What you will do :: Pull every line that holds the word "matplotlib" from the entries.

***** Dataset records *****

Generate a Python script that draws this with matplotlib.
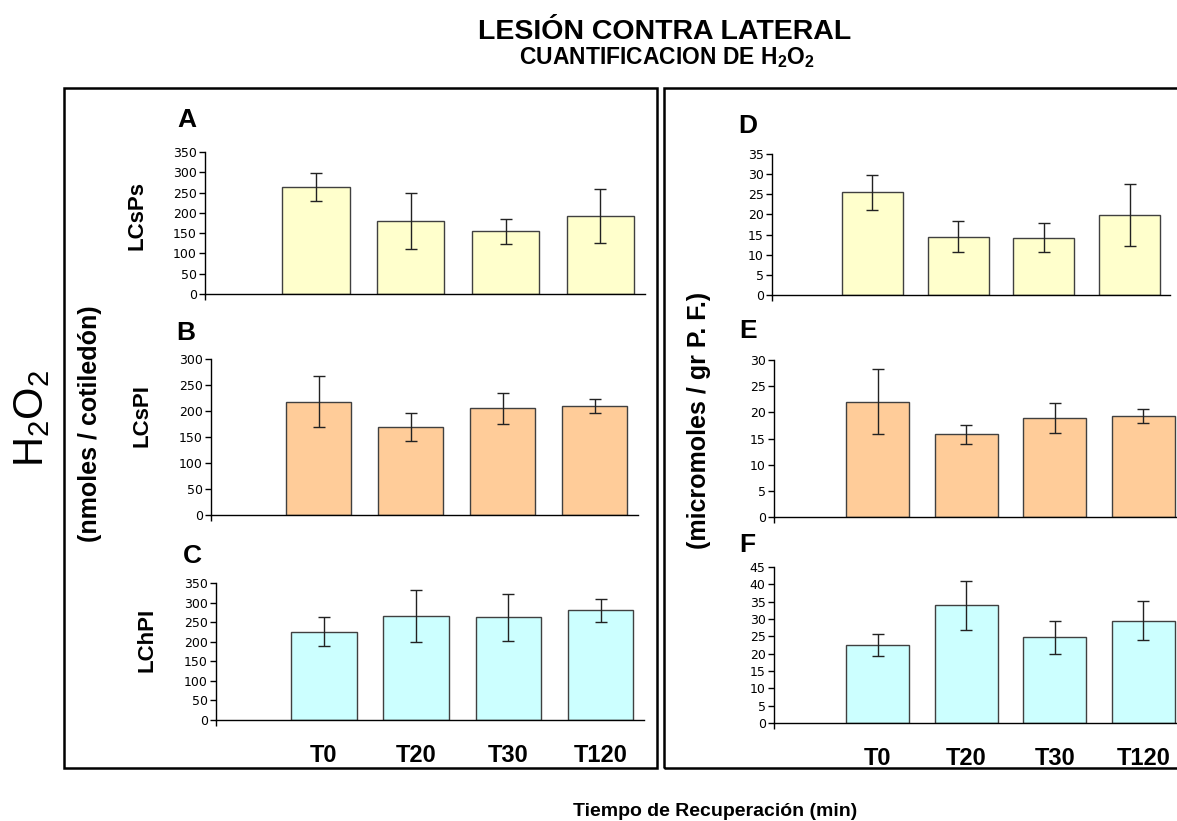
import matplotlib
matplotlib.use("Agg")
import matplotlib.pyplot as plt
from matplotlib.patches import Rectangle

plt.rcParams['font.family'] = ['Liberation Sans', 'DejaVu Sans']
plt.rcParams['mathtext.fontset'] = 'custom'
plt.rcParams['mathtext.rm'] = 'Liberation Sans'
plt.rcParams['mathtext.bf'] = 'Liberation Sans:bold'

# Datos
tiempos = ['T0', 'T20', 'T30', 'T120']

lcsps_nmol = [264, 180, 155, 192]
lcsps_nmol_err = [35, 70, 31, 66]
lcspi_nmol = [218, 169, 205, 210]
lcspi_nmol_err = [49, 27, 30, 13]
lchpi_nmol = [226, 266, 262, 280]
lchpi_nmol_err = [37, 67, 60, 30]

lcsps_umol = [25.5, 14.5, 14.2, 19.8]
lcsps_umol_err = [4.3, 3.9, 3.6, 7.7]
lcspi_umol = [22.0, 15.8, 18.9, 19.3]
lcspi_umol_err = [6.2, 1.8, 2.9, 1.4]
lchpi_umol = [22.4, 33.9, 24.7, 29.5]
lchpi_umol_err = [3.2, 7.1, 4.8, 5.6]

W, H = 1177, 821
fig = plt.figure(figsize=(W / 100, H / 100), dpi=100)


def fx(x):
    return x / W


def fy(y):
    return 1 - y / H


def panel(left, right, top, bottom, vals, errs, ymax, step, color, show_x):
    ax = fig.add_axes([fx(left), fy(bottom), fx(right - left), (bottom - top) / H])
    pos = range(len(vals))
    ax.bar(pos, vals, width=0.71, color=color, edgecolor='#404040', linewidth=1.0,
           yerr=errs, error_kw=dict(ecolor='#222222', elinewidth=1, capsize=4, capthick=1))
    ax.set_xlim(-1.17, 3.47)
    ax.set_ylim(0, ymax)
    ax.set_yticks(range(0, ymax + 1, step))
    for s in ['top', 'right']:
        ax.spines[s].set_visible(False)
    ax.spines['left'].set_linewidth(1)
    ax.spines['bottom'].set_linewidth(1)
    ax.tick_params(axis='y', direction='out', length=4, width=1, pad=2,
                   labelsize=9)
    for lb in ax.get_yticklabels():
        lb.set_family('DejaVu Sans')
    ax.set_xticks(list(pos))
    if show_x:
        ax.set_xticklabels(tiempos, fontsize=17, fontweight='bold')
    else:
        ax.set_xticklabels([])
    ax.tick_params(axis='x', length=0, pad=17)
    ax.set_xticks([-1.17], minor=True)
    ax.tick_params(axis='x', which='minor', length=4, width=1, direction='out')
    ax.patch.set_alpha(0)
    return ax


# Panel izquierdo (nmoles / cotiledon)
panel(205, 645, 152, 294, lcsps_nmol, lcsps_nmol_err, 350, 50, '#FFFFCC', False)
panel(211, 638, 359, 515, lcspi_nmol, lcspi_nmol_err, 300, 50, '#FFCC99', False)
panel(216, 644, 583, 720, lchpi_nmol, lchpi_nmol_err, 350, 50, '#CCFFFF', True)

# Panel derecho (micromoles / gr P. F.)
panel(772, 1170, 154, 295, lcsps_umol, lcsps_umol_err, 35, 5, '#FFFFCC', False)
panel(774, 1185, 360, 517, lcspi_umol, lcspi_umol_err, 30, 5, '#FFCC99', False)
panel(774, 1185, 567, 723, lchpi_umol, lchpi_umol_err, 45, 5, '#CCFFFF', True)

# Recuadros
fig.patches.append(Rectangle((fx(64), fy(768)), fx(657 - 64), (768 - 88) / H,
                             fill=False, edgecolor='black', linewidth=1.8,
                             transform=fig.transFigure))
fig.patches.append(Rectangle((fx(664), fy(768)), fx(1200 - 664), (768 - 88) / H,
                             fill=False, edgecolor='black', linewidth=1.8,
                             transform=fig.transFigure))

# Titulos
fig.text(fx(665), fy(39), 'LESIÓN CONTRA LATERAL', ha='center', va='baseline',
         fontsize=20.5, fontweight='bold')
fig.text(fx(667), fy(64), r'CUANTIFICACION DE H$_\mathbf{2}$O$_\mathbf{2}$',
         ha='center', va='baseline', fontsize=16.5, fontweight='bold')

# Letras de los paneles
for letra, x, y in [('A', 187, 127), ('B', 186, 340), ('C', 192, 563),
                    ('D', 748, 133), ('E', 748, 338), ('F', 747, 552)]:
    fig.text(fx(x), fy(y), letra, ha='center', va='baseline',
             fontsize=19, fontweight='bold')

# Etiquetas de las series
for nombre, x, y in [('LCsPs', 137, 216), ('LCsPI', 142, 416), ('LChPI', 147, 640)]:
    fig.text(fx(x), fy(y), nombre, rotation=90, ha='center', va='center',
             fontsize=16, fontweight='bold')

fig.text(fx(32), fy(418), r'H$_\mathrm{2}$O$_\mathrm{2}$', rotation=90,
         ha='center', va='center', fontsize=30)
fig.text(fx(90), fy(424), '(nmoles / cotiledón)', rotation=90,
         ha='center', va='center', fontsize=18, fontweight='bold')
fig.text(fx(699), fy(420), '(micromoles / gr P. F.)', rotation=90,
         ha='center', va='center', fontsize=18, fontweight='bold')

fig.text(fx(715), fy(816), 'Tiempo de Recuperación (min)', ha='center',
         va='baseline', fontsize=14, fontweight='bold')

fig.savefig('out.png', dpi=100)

*****
***** Dataset records *****

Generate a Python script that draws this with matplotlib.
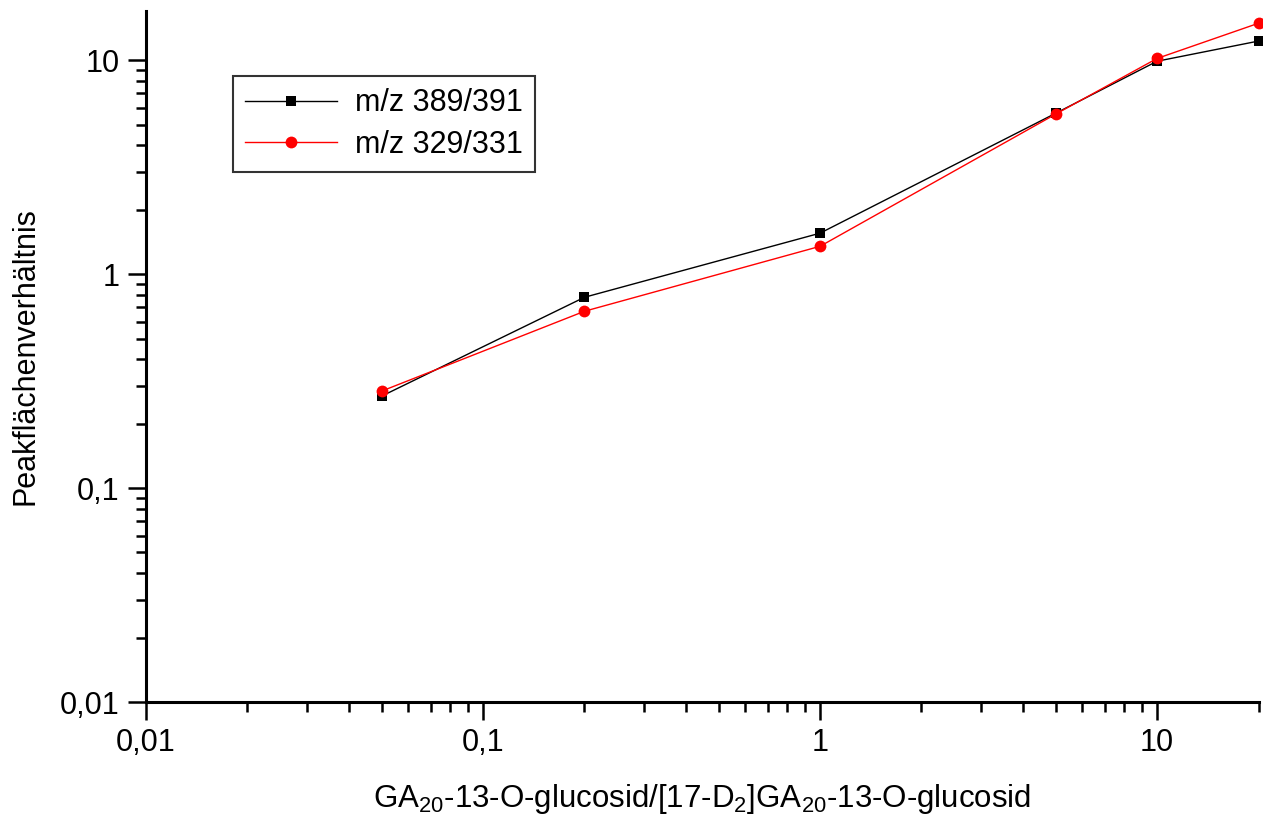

*****

Answer for this exercise ::
Generate a Python script that draws this with matplotlib.
import matplotlib
matplotlib.use("Agg")
import matplotlib.pyplot as plt
from matplotlib.patches import Rectangle
Generate a Python script that draws this with matplotlib.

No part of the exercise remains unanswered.